About rank-based inverse normal transformation

xihaoli / STAARpipeline-Tutorial

The tutorial for performing single-/multi-trait association analysis of whole-genome/whole-exome sequencing (WGS/WES) studies using FAVORannotator, STAARpipeline and STAARpipelineSummary

GNU General Public License v3.0

21 stars 17 forks source link

About rank-based inverse normal transformation #21

Closed hmutanqilong closed 1 year ago

hmutanqilong commented 1 year ago

Dear Xihao, I have some questions about when I perform rank-based inverse normal transformation for my phenotype before fitting the null model. The phenotype is directly performed to the inverse normal transformation? like using the R package RNOmni. OR I need to perform two steps. The first step is that the null model is fit using the original outcome values. And the second step is using residuals to rank-based inverse Normal transform, and then fit the model again, but it seems not to be rescaled. So, which one is more recommended?

Best, Qilong

xihaoli commented 1 year ago

Hi Qilong,

Thanks for your question. Directly transforming the phenotype using the inverse normal transformation is referred to as D-INT, while transforming the phenotype residuals using the inverse normal transformation is referred to as I-INT, both are valid and illustrated with more details in the RNOmni paper. In the STAAR paper, the inverse normal transformation was applied on the phenotype residuals and we then rescaled the inverse normal transformed residuals to the original scale of the phenotype before fitting the null (mixed) model. More details can be found in the STAAR paper.

Hope this is clear.

Best, Xihao

hmutanqilong commented 1 year ago

Thanks for your explanation. And I found that the package GENESIS can also apply the strategy mentioned in the STAAR paper during fitting the null model. Then I can apply the function genesis2staar_nullmodel to convert for STAAR's class.
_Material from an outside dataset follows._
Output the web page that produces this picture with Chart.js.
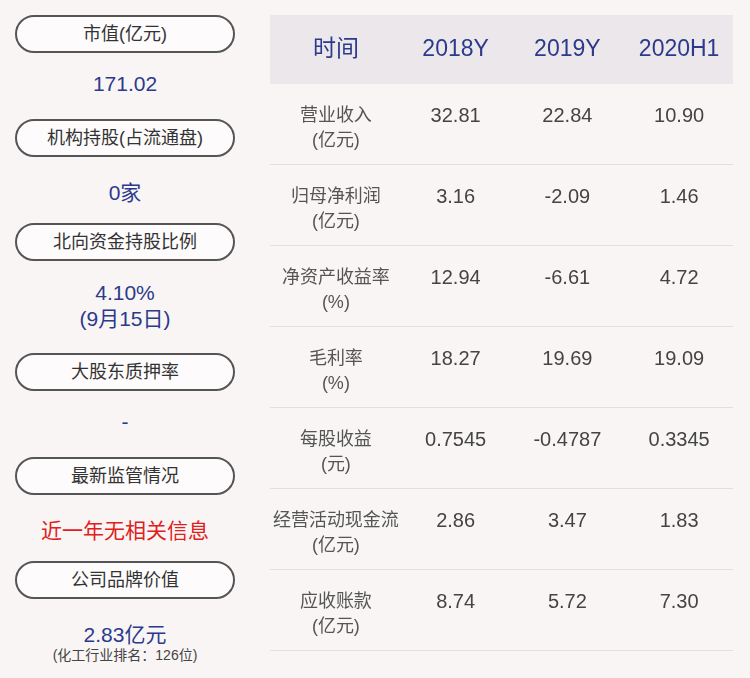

obj.model.genesis = fitNullModel(Pheno.df, outcome = 'Pheno', 
                                 covars = c('Age' ,'Age2' ,'Sex' ,'PC1' ,'PC2' ,'PC3' ,'PC4' ,'PC5' ,'PC6' ,'PC7' ,'PC8' ,'PC9' ,'PC10'),
                                 cov.mat = Sparse_GRM, family = "gaussian", AIREML.tol=1e-4,
                                 norm.option = 'all', two.stage = T, rescale = 'residSD', verbose = T)
obj_nullmodel_staar <- genesis2staar_nullmodel(obj.model.genesis)

Would it be all right?

xihaoli commented 1 year ago

Hi Qilong,

Yes, that's correct and it is one of the two recommended strategies to fit a null model in the STAARpipeline tutorial.

Best, Xihao

hmutanqilong commented 1 year ago

Very grateful! Xihao. I think I should solve this problem.